One-day cricket--as opposed to five-day Test cricket, the main form of the game since 1877--has won huge spectator support worldwide, although players were initially reluctant to accept the abbreviated, accelerated sport. The first World Cup was "a novelty", says Australian batsman Doug Walters, whose team lost the final to the West Indies. "We didn't treat it all that seriously." The West Indians won £4,000 in 1975, beating seven other teams to the title over the course of 15 matches. This year's World Cup--involving 12 teams, to be played over 38 days with 42 matches in five countries--will deliver $300,000 to the winning team, from a total prize pool of
$1 million.
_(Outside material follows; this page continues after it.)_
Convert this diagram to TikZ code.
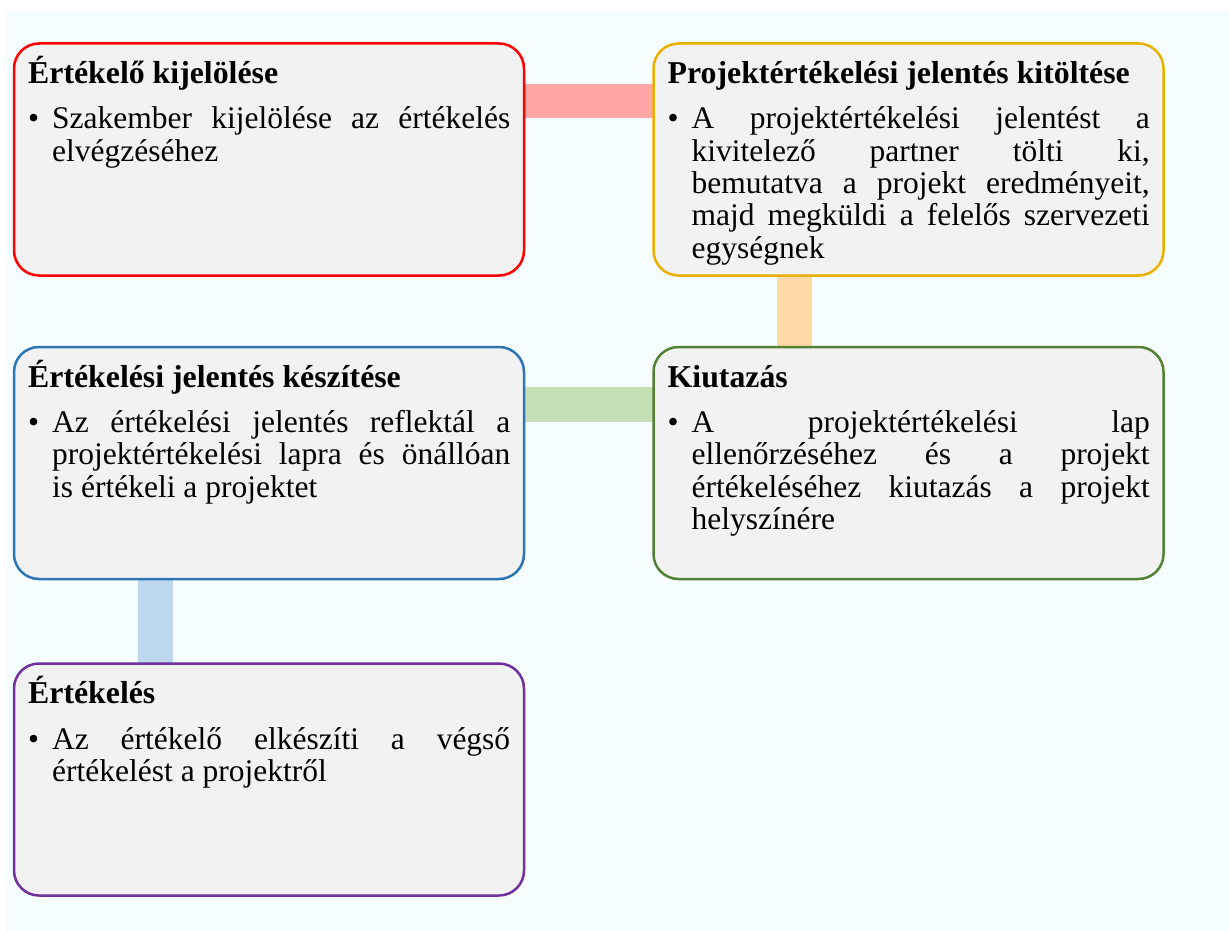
\documentclass[tikz,border=0pt]{standalone}
\usepackage{fontspec}
\setmainfont{Liberation Serif}
\usetikzlibrary{backgrounds}
\definecolor{pagebg}{HTML}{F5FDFE}
\definecolor{boxfill}{HTML}{F2F2F2}
\definecolor{cred}{HTML}{FF0000}
\definecolor{corange}{HTML}{EAB000}
\definecolor{cblue}{HTML}{2E75B6}
\definecolor{cgreen}{HTML}{548235}
\definecolor{cpurple}{HTML}{7030A0}
\definecolor{barred}{HTML}{FFA6A6}
\definecolor{barorange}{HTML}{FFD9A6}
\definecolor{bargreen}{HTML}{C5E0B4}
\definecolor{barblue}{HTML}{BDD7EE}
\newcommand{\bulletpar}[1]{\parbox[t]{482pt}{\tolerance=10000\hyphenpenalty=10000\noindent\hangindent=24pt\hangafter=1\makebox[24pt][l]{•}#1}}
\tikzset{
  card/.style={draw, line width=2.5pt, fill=boxfill, rounded corners=25pt,
    minimum width=510pt, minimum height=232pt, inner sep=0pt, outer sep=0pt},
  ttl/.style={anchor=base west, inner sep=0pt, font=\bfseries\fontsize{31.8}{32}\selectfont},
  bodytext/.style={anchor=base west, inner sep=0pt, font=\fontsize{31.5}{32.3}\selectfont},
  bar/.style={line width=34.5pt}
}
\begin{document}
\begin{tikzpicture}[x=1pt,y=-1pt]
% boxes
\node[card, draw=cred]    (b1) at (269,159.5) {};
\node[card, draw=corange] (b2) at (908.5,159.5) {};
\node[card, draw=cblue]   (b3) at (269,463) {};
\node[card, draw=cgreen]  (b4) at (908.5,463) {};
\node[card, draw=cpurple] (b5) at (269,779.5) {};
% titles
\node[ttl] (t1) at ([xshift=14pt,yshift=-40pt]b1.north west) {Értékelő kijelölése};
\node[ttl] (t2) at ([xshift=14pt,yshift=-40pt]b2.north west) {Projektértékelési jelentés kitöltése};
\node[ttl] (t3) at ([xshift=14pt,yshift=-40pt]b3.north west) {Értékelési jelentés készítése};
\node[ttl] (t4) at ([xshift=14pt,yshift=-40pt]b4.north west) {Kiutazás};
\node[ttl] (t5) at ([xshift=14pt,yshift=-40pt]b5.north west) {Értékelés};
% bullet texts
\node[bodytext] (x1) at ([xshift=14pt,yshift=-85.5pt]b1.north west)
  {\bulletpar{Szakember kijelölése az értékelés\linebreak elvégzéséhez}};
\node[bodytext] (x2) at ([xshift=14pt,yshift=-85.5pt]b2.north west)
  {\bulletpar{A projektértékelési jelentést a\linebreak kivitelező partner tölti ki,\linebreak bemutatva a projekt eredményeit,\linebreak majd megküldi a felelős szervezeti\linebreak egységnek}};
\node[bodytext] (x3) at ([xshift=14pt,yshift=-85.5pt]b3.north west)
  {\bulletpar{Az értékelési jelentés reflektál a\linebreak projektértékelési lapra és önállóan\linebreak is értékeli a projektet}};
\node[bodytext] (x4) at ([xshift=14pt,yshift=-85.5pt]b4.north west)
  {\bulletpar{A projektértékelési lap\linebreak ellenőrzéséhez és a projekt\linebreak értékeléséhez kiutazás a projekt\linebreak helyszínére}};
\node[bodytext] (x5) at ([xshift=14pt,yshift=-85.5pt]b5.north west)
  {\bulletpar{Az értékelő elkészíti a végső\linebreak értékelést a projektről}};
% background and connectors
\begin{scope}[on background layer]
  \path[fill=white, use as bounding box] (0,0) rectangle (1229,931);
  \fill[pagebg] (5,10) rectangle (1229,931);
  \draw[bar, barred]    ([yshift=-57.5pt]b1.north east) -- ([yshift=-57.5pt]b2.north west);
  \draw[bar, barorange] ([xshift=141pt]b2.south west) -- ([xshift=141pt]b4.north west);
  \draw[bar, bargreen]  ([yshift=-57.5pt]b3.north east) -- ([yshift=-57.5pt]b4.north west);
  \draw[bar, barblue]   ([xshift=141.5pt]b3.south west) -- ([xshift=141.5pt]b5.north west);
\end{scope}
\end{tikzpicture}
\end{document}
The battle will reach beyond two teams on a cricket field: it will also be between cricket's past and its future.
That future may be glimpsed in the shadows of Delhi's Red Fort, once the home of Mughal emperors but now backdrop to street cricket games between urchin boys. Most of the players have no shoes; their bat is held together by twine and tape. A hard cork ball is aimed at "wickets" painted in whitewash on the fort's ancient walls. When a batsman executes a perfect pull shot, passengers on a bus gridlocked nearby break into applause. "Maybe we should charge everybody one rupee to watch," says Sukhdev, the 8-year-old son of a rickshaw driver, who's waiting for his turn to bat. "If they're going to disturb our concentration, they could at least pay."
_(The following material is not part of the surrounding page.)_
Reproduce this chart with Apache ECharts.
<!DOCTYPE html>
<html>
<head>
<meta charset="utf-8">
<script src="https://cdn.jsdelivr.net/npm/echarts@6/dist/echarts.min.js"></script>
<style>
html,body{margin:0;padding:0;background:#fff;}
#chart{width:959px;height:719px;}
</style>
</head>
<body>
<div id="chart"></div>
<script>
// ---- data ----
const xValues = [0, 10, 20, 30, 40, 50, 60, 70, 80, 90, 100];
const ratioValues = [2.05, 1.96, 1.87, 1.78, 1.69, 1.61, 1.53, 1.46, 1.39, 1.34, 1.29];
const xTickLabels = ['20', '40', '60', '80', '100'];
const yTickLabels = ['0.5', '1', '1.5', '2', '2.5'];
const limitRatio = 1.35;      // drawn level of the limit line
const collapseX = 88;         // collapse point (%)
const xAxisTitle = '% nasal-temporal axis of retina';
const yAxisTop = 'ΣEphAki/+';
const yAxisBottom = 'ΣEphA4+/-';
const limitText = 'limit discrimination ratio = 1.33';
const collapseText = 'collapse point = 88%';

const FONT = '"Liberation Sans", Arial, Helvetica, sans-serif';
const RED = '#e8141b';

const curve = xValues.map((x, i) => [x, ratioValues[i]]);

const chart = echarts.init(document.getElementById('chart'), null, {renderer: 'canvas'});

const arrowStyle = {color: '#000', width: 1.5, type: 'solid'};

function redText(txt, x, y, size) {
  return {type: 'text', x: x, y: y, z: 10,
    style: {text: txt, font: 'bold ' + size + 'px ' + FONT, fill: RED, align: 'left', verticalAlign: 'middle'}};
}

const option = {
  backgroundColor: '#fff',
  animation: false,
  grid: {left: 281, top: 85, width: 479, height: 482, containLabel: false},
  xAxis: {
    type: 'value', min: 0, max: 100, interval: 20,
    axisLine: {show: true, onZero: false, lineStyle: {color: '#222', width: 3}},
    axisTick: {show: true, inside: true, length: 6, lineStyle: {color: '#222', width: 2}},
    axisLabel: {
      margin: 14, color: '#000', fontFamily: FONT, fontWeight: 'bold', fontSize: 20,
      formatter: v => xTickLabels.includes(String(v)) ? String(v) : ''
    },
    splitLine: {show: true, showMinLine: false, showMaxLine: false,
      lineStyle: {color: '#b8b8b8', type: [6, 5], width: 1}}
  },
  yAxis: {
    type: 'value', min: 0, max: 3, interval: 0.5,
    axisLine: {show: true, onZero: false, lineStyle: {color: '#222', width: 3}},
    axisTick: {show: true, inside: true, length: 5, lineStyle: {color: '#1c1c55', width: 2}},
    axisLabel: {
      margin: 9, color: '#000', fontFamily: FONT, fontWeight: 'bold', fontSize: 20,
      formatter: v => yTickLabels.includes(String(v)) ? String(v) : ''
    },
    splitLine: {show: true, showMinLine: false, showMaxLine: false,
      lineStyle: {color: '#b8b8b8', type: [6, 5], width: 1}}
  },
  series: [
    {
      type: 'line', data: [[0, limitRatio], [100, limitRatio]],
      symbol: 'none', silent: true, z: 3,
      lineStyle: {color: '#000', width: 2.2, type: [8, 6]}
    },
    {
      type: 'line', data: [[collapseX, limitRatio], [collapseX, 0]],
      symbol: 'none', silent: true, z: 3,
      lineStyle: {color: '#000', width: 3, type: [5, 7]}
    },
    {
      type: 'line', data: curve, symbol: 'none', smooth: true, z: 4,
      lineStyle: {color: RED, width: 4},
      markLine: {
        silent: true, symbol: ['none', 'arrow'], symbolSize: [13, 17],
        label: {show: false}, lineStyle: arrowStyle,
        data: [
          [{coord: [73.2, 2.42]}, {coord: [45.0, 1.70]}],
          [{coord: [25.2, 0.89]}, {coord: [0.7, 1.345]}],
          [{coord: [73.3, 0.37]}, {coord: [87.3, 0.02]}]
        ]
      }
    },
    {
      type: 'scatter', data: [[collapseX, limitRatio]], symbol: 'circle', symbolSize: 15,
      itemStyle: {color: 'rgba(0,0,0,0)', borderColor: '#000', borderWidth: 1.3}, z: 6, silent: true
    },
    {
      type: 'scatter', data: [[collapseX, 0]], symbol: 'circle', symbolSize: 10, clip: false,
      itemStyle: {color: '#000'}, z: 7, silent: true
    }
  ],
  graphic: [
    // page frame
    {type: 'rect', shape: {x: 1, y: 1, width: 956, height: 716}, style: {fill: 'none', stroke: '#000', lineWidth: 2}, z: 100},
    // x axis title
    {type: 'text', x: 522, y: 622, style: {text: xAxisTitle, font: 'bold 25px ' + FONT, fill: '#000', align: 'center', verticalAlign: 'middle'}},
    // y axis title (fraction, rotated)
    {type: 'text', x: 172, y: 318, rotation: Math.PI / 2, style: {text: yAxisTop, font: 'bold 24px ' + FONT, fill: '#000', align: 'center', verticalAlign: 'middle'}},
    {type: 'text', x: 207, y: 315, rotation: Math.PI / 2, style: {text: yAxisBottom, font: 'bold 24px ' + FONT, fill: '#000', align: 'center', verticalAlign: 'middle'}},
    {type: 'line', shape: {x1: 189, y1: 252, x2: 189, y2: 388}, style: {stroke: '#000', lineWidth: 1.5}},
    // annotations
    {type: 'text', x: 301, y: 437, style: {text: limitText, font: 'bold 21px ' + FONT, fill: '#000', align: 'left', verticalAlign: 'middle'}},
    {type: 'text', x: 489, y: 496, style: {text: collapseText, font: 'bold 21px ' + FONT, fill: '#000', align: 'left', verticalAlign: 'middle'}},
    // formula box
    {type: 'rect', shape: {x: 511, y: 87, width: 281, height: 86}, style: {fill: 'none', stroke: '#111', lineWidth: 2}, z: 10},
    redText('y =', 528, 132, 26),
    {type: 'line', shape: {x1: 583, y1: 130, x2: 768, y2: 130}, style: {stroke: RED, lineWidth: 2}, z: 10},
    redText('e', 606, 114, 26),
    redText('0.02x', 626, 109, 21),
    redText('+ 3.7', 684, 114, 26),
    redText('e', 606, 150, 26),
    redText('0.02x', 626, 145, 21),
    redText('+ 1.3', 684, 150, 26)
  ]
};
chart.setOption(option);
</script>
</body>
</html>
Only one house in Sukhdev's slum neighborhood has a color television; for the five weeks of the tournament it will be filled with visitors. Neighbors have discussed hiring a portable generator in case the electricity supply is cut during a game. Says Sukhdev: "It will be a grand show."
Throughout India, Pakistan, Sri Lanka and Bangladesh, preparations for the World Cup began months before the event. Since the beginning of the year, it has dominated media coverage and dining-room conversation. In the subcontinent, even the most casual follower of the game seems to absorb enormous amounts of information about the players and their performances. How many times has Sri Lanka's Asanka Gurusinghe scored more than 50 runs in a one-day game? Any Colombo schoolboy knows the answer: 49. What was Indian batsman Mohinder Amarnath's good-luck charm? "Easy--a red handkerchief in his back pocket," says Bombay businessman Ashish Wig.